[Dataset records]
####################

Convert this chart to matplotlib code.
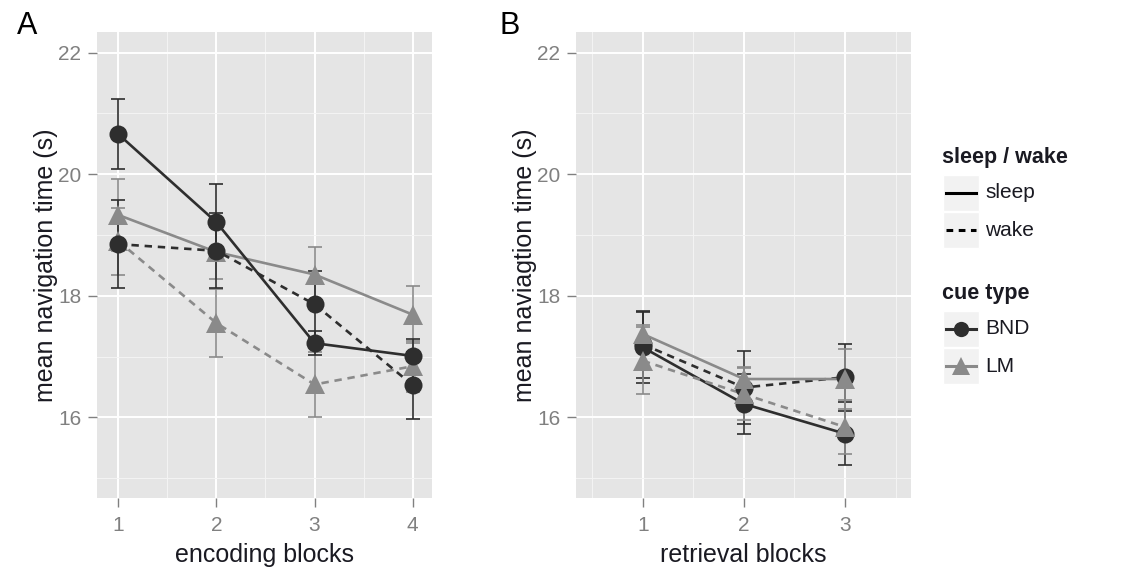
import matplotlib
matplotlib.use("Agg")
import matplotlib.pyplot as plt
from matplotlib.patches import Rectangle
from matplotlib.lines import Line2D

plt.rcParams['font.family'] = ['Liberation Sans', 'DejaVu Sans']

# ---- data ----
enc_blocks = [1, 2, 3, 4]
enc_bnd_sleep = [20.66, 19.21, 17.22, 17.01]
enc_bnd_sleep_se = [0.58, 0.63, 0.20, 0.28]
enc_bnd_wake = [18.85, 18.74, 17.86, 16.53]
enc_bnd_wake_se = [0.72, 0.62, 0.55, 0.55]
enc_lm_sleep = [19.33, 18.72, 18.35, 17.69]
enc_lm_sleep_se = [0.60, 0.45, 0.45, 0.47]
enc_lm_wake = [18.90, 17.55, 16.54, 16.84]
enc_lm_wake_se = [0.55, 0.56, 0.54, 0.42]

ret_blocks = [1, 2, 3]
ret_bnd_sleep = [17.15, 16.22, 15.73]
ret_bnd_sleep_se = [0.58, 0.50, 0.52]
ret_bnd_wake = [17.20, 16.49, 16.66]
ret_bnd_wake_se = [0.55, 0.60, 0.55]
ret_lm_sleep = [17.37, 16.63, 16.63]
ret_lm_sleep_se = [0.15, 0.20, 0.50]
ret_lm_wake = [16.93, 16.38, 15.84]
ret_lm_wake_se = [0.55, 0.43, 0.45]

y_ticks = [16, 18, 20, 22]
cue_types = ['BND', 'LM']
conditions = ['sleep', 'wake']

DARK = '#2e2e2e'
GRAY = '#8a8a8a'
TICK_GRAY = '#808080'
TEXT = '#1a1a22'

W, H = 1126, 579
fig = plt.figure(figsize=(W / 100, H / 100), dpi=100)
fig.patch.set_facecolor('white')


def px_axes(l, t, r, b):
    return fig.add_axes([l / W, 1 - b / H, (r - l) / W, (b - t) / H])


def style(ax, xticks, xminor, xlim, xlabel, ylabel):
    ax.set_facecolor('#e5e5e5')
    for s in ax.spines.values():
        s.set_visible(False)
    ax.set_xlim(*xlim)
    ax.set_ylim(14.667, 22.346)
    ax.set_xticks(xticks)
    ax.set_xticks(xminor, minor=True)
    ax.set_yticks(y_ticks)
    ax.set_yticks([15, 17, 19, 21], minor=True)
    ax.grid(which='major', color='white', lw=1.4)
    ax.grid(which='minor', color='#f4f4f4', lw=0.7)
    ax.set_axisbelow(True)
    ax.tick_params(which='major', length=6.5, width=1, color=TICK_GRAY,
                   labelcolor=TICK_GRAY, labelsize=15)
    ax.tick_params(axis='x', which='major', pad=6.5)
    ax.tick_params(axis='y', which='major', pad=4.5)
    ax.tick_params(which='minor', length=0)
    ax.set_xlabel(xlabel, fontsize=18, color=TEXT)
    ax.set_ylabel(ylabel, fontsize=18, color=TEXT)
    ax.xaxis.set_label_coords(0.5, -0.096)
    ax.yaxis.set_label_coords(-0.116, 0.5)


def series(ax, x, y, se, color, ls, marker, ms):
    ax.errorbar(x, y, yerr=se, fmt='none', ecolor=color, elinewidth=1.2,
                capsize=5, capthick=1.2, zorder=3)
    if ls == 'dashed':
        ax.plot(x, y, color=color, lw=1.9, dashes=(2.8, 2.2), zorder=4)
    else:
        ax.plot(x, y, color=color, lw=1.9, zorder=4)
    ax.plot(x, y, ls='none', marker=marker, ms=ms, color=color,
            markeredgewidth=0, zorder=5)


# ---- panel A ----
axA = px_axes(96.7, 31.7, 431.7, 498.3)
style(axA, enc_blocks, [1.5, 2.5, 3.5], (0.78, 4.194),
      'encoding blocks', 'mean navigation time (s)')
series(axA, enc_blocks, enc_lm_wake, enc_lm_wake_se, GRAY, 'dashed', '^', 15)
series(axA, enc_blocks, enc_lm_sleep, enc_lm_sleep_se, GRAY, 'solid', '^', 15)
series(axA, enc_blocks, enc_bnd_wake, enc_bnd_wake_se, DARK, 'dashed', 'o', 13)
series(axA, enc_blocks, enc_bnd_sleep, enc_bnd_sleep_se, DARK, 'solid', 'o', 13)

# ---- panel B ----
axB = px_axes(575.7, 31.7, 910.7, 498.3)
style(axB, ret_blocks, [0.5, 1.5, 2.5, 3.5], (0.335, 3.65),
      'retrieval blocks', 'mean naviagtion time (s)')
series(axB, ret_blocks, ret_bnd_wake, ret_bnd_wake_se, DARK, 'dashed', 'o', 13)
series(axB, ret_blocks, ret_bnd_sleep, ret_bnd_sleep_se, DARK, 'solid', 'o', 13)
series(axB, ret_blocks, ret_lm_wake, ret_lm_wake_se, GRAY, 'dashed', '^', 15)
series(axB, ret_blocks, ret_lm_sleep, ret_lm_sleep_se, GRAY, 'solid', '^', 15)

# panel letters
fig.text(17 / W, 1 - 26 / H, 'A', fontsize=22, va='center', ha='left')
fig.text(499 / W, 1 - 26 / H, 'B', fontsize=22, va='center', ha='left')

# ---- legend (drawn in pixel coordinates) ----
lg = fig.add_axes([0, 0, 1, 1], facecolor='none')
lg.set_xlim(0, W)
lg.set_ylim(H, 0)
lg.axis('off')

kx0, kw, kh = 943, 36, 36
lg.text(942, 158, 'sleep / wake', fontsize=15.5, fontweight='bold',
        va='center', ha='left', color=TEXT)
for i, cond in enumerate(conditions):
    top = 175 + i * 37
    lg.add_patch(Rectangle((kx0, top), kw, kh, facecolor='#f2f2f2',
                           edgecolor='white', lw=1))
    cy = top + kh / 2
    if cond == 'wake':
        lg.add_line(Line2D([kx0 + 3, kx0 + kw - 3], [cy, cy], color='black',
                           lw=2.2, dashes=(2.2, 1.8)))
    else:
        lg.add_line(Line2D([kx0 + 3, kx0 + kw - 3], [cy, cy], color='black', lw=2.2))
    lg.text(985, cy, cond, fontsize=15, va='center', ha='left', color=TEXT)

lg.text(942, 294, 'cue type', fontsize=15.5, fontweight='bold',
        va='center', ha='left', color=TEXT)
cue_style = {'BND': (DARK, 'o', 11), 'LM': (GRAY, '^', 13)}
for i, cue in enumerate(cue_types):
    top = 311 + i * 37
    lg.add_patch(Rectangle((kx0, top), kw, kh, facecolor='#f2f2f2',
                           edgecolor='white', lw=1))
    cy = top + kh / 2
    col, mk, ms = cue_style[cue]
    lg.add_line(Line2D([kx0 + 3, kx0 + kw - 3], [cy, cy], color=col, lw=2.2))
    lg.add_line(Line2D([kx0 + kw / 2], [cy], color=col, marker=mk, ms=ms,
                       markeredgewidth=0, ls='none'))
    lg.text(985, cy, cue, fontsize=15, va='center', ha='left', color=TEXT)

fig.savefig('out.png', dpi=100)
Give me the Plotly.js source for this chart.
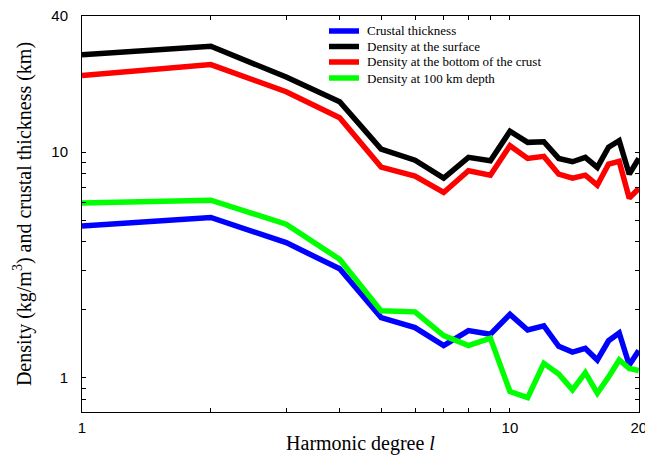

####################

## What you have to do
Extract the entries in full, exactly as they are, minus the pictures.

## Result for this exercise
Convert this chart to matplotlib code.
import matplotlib
matplotlib.use("Agg")
import matplotlib.pyplot as plt
from matplotlib.patches import Rectangle
from matplotlib.lines import Line2D

plt.rcParams['font.family'] = ['Liberation Sans', 'DejaVu Sans']

# ---- data ----
enc_blocks = [1, 2, 3, 4]
enc_bnd_sleep = [20.66, 19.21, 17.22, 17.01]
enc_bnd_sleep_se = [0.58, 0.63, 0.20, 0.28]
enc_bnd_wake = [18.85, 18.74, 17.86, 16.53]
enc_bnd_wake_se = [0.72, 0.62, 0.55, 0.55]
enc_lm_sleep = [19.33, 18.72, 18.35, 17.69]
enc_lm_sleep_se = [0.60, 0.45, 0.45, 0.47]
enc_lm_wake = [18.90, 17.55, 16.54, 16.84]
enc_lm_wake_se = [0.55, 0.56, 0.54, 0.42]

ret_blocks = [1, 2, 3]
ret_bnd_sleep = [17.15, 16.22, 15.73]
ret_bnd_sleep_se = [0.58, 0.50, 0.52]
ret_bnd_wake = [17.20, 16.49, 16.66]
ret_bnd_wake_se = [0.55, 0.60, 0.55]
ret_lm_sleep = [17.37, 16.63, 16.63]
ret_lm_sleep_se = [0.15, 0.20, 0.50]
ret_lm_wake = [16.93, 16.38, 15.84]
ret_lm_wake_se = [0.55, 0.43, 0.45]

y_ticks = [16, 18, 20, 22]
cue_types = ['BND', 'LM']
conditions = ['sleep', 'wake']

DARK = '#2e2e2e'
GRAY = '#8a8a8a'
TICK_GRAY = '#808080'
TEXT = '#1a1a22'

W, H = 1126, 579
fig = plt.figure(figsize=(W / 100, H / 100), dpi=100)
fig.patch.set_facecolor('white')


def px_axes(l, t, r, b):
    return fig.add_axes([l / W, 1 - b / H, (r - l) / W, (b - t) / H])


def style(ax, xticks, xminor, xlim, xlabel, ylabel):
    ax.set_facecolor('#e5e5e5')
    for s in ax.spines.values():
        s.set_visible(False)
    ax.set_xlim(*xlim)
    ax.set_ylim(14.667, 22.346)
    ax.set_xticks(xticks)
    ax.set_xticks(xminor, minor=True)
    ax.set_yticks(y_ticks)
    ax.set_yticks([15, 17, 19, 21], minor=True)
    ax.grid(which='major', color='white', lw=1.4)
    ax.grid(which='minor', color='#f4f4f4', lw=0.7)
    ax.set_axisbelow(True)
    ax.tick_params(which='major', length=6.5, width=1, color=TICK_GRAY,
                   labelcolor=TICK_GRAY, labelsize=15)
    ax.tick_params(axis='x', which='major', pad=6.5)
    ax.tick_params(axis='y', which='major', pad=4.5)
    ax.tick_params(which='minor', length=0)
    ax.set_xlabel(xlabel, fontsize=18, color=TEXT)
    ax.set_ylabel(ylabel, fontsize=18, color=TEXT)
    ax.xaxis.set_label_coords(0.5, -0.096)
    ax.yaxis.set_label_coords(-0.116, 0.5)


def series(ax, x, y, se, color, ls, marker, ms):
    ax.errorbar(x, y, yerr=se, fmt='none', ecolor=color, elinewidth=1.2,
                capsize=5, capthick=1.2, zorder=3)
    if ls == 'dashed':
        ax.plot(x, y, color=color, lw=1.9, dashes=(2.8, 2.2), zorder=4)
    else:
        ax.plot(x, y, color=color, lw=1.9, zorder=4)
    ax.plot(x, y, ls='none', marker=marker, ms=ms, color=color,
            markeredgewidth=0, zorder=5)


# ---- panel A ----
axA = px_axes(96.7, 31.7, 431.7, 498.3)
style(axA, enc_blocks, [1.5, 2.5, 3.5], (0.78, 4.194),
      'encoding blocks', 'mean navigation time (s)')
series(axA, enc_blocks, enc_lm_wake, enc_lm_wake_se, GRAY, 'dashed', '^', 15)
series(axA, enc_blocks, enc_lm_sleep, enc_lm_sleep_se, GRAY, 'solid', '^', 15)
series(axA, enc_blocks, enc_bnd_wake, enc_bnd_wake_se, DARK, 'dashed', 'o', 13)
series(axA, enc_blocks, enc_bnd_sleep, enc_bnd_sleep_se, DARK, 'solid', 'o', 13)

# ---- panel B ----
axB = px_axes(575.7, 31.7, 910.7, 498.3)
style(axB, ret_blocks, [0.5, 1.5, 2.5, 3.5], (0.335, 3.65),
      'retrieval blocks', 'mean naviagtion time (s)')
series(axB, ret_blocks, ret_bnd_wake, ret_bnd_wake_se, DARK, 'dashed', 'o', 13)
series(axB, ret_blocks, ret_bnd_sleep, ret_bnd_sleep_se, DARK, 'solid', 'o', 13)
series(axB, ret_blocks, ret_lm_wake, ret_lm_wake_se, GRAY, 'dashed', '^', 15)
series(axB, ret_blocks, ret_lm_sleep, ret_lm_sleep_se, GRAY, 'solid', '^', 15)

# panel letters
fig.text(17 / W, 1 - 26 / H, 'A', fontsize=22, va='center', ha='left')
fig.text(499 / W, 1 - 26 / H, 'B', fontsize=22, va='center', ha='left')

# ---- legend (drawn in pixel coordinates) ----
lg = fig.add_axes([0, 0, 1, 1], facecolor='none')
lg.set_xlim(0, W)
lg.set_ylim(H, 0)
lg.axis('off')

kx0, kw, kh = 943, 36, 36
lg.text(942, 158, 'sleep / wake', fontsize=15.5, fontweight='bold',
        va='center', ha='left', color=TEXT)
for i, cond in enumerate(conditions):
    top = 175 + i * 37
    lg.add_patch(Rectangle((kx0, top), kw, kh, facecolor='#f2f2f2',
                           edgecolor='white', lw=1))
    cy = top + kh / 2
    if cond == 'wake':
        lg.add_line(Line2D([kx0 + 3, kx0 + kw - 3], [cy, cy], color='black',
                           lw=2.2, dashes=(2.2, 1.8)))
    else:
        lg.add_line(Line2D([kx0 + 3, kx0 + kw - 3], [cy, cy], color='black', lw=2.2))
    lg.text(985, cy, cond, fontsize=15, va='center', ha='left', color=TEXT)

lg.text(942, 294, 'cue type', fontsize=15.5, fontweight='bold',
        va='center', ha='left', color=TEXT)
cue_style = {'BND': (DARK, 'o', 11), 'LM': (GRAY, '^', 13)}
for i, cue in enumerate(cue_types):
    top = 311 + i * 37
    lg.add_patch(Rectangle((kx0, top), kw, kh, facecolor='#f2f2f2',
                           edgecolor='white', lw=1))
    cy = top + kh / 2
    col, mk, ms = cue_style[cue]
    lg.add_line(Line2D([kx0 + 3, kx0 + kw - 3], [cy, cy], color=col, lw=2.2))
    lg.add_line(Line2D([kx0 + kw / 2], [cy], color=col, marker=mk, ms=ms,
                       markeredgewidth=0, ls='none'))
    lg.text(985, cy, cue, fontsize=15, va='center', ha='left', color=TEXT)

fig.savefig('out.png', dpi=100)
Give me the Plotly.js source for this chart.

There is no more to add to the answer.